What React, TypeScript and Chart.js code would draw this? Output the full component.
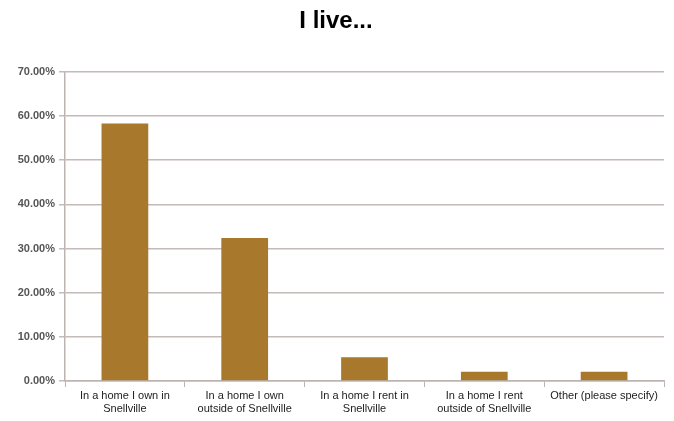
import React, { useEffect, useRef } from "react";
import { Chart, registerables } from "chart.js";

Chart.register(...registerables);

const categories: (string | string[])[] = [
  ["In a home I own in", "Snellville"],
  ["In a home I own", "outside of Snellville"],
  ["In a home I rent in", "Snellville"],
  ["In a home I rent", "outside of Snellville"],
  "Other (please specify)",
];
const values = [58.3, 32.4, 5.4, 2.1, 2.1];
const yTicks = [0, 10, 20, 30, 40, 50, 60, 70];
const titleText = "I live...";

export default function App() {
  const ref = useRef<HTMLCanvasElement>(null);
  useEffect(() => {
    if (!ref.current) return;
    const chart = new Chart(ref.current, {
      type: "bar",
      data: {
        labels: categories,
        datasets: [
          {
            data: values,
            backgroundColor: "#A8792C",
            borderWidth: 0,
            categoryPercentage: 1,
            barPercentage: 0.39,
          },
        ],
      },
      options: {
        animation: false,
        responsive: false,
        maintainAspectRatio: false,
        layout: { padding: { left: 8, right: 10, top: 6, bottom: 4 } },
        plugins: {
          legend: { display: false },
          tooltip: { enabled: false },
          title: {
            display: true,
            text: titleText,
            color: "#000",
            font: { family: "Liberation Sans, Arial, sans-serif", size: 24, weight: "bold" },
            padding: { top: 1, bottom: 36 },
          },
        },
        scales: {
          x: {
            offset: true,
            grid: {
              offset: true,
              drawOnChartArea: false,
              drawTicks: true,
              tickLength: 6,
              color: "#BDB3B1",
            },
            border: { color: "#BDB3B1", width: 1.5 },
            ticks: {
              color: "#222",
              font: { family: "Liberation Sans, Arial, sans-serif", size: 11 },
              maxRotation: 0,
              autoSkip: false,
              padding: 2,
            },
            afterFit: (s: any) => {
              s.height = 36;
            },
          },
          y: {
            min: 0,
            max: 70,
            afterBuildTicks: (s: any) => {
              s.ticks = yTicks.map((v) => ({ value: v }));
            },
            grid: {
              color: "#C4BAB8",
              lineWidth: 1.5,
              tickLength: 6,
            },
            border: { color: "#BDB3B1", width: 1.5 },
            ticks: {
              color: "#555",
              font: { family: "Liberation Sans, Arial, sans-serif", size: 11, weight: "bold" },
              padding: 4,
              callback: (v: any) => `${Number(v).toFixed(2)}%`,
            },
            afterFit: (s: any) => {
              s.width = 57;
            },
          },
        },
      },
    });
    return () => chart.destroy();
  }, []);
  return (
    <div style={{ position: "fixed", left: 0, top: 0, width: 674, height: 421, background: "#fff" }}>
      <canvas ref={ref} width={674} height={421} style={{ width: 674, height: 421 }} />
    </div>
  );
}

******************************

__Short task__. Please reproduce the listing exactly from its opening line through the line that contains "Chart.register(...registerables);", both included, with all pictures omitted.

__Output__.
What React, TypeScript and Chart.js code would draw this? Output the full component.
import React, { useEffect, useRef } from "react";
import { Chart, registerables } from "chart.js";

Chart.register(...registerables);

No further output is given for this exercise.